-- Start --

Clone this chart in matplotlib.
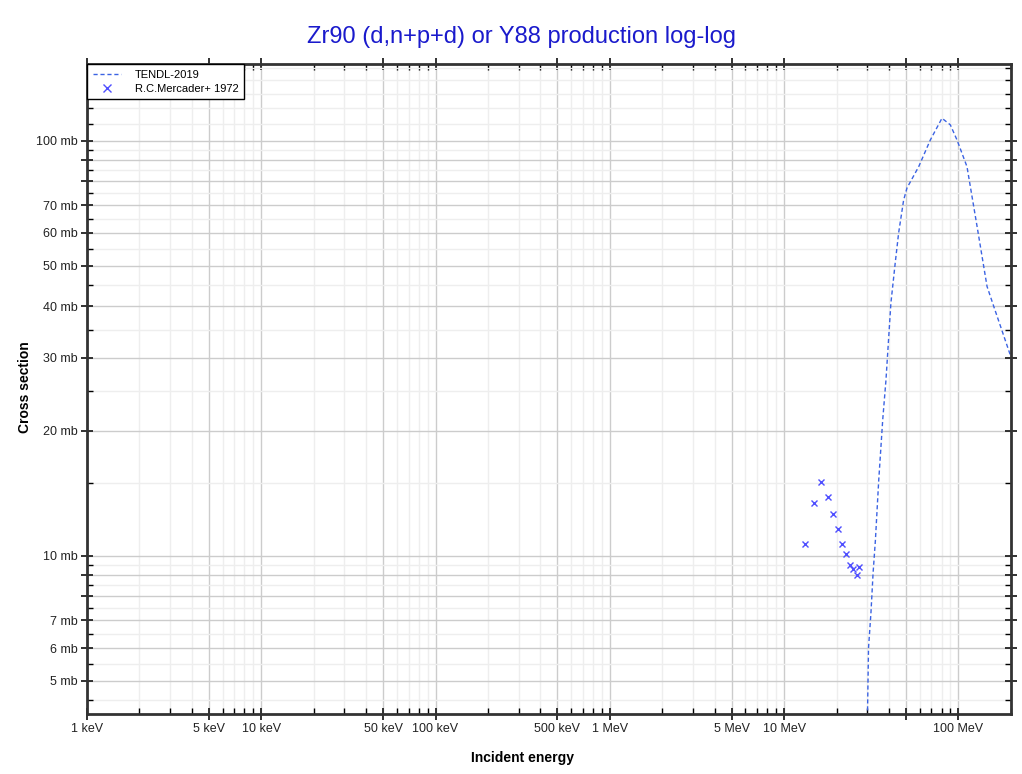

-- End --
-- Start --

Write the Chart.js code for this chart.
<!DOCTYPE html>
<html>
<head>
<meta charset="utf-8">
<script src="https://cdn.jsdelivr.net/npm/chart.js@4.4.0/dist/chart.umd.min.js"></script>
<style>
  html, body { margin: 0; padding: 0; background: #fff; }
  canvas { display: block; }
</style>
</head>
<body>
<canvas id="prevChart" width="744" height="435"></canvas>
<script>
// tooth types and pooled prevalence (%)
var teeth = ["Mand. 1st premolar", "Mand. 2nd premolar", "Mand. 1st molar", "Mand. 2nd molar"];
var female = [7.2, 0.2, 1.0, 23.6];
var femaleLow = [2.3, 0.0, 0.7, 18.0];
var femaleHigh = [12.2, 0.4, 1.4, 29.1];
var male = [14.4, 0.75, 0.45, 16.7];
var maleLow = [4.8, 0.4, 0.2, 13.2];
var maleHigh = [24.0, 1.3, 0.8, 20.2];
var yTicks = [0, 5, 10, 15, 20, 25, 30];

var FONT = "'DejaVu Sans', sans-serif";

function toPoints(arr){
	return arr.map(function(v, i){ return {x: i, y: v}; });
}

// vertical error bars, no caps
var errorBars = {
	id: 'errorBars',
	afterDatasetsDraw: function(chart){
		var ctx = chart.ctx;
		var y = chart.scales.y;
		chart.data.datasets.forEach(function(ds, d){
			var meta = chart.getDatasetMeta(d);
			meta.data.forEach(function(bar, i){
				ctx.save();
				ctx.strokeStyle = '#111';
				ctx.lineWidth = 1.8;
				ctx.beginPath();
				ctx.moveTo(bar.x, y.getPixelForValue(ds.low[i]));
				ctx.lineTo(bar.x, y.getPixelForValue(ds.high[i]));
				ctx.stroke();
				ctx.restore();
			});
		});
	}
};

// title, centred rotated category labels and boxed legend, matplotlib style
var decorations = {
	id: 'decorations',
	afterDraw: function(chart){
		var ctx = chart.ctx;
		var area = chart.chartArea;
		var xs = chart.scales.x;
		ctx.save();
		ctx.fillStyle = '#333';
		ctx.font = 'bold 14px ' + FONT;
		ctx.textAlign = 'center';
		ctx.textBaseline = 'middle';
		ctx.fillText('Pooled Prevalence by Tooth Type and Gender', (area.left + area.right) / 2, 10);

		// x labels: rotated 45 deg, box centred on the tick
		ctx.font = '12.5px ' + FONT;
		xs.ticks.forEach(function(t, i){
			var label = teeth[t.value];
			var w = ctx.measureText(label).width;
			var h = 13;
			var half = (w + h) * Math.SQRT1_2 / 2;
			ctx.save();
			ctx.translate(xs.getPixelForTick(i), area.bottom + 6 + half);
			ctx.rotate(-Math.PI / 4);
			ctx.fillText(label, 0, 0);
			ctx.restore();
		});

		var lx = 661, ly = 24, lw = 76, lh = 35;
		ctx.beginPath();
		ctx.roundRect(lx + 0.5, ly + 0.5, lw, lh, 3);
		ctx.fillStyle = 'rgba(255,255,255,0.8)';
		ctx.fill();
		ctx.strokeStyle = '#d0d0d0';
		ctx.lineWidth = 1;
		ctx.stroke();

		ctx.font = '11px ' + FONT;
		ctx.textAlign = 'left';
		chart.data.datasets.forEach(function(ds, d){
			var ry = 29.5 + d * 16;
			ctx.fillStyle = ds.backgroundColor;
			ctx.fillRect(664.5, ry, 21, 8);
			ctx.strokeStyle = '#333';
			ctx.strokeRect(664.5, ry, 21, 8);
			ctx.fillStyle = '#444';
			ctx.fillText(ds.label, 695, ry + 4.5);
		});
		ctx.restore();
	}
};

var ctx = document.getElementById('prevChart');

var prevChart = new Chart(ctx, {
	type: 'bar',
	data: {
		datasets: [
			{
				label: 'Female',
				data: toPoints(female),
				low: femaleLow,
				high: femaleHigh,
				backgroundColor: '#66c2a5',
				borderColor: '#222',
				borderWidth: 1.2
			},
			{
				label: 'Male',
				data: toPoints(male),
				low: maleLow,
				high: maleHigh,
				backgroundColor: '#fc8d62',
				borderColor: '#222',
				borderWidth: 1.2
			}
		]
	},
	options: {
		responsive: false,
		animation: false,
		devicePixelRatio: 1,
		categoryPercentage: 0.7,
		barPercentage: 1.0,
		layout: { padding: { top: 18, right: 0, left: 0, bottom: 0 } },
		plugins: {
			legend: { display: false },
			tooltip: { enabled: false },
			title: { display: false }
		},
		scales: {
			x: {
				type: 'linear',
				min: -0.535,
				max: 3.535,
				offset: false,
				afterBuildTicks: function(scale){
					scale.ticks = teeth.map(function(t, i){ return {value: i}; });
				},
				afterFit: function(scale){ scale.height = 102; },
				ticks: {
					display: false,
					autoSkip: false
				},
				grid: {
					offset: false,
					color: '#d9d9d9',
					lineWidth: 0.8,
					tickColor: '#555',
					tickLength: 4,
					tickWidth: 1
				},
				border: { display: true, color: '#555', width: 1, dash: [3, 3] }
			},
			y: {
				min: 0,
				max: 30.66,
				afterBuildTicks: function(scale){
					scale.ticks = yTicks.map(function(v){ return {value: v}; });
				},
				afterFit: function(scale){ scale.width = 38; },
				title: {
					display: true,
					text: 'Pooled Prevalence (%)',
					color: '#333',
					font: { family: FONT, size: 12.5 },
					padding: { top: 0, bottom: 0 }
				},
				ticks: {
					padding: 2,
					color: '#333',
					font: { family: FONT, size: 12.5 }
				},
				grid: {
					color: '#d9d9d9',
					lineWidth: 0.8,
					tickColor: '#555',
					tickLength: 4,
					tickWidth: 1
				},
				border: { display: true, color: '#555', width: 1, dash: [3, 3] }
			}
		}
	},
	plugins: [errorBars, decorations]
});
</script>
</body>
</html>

-- End --

What you are asked to do → Going through the data above, count the lines where the string "this" appears, and answer with only that number.

The completed task → 2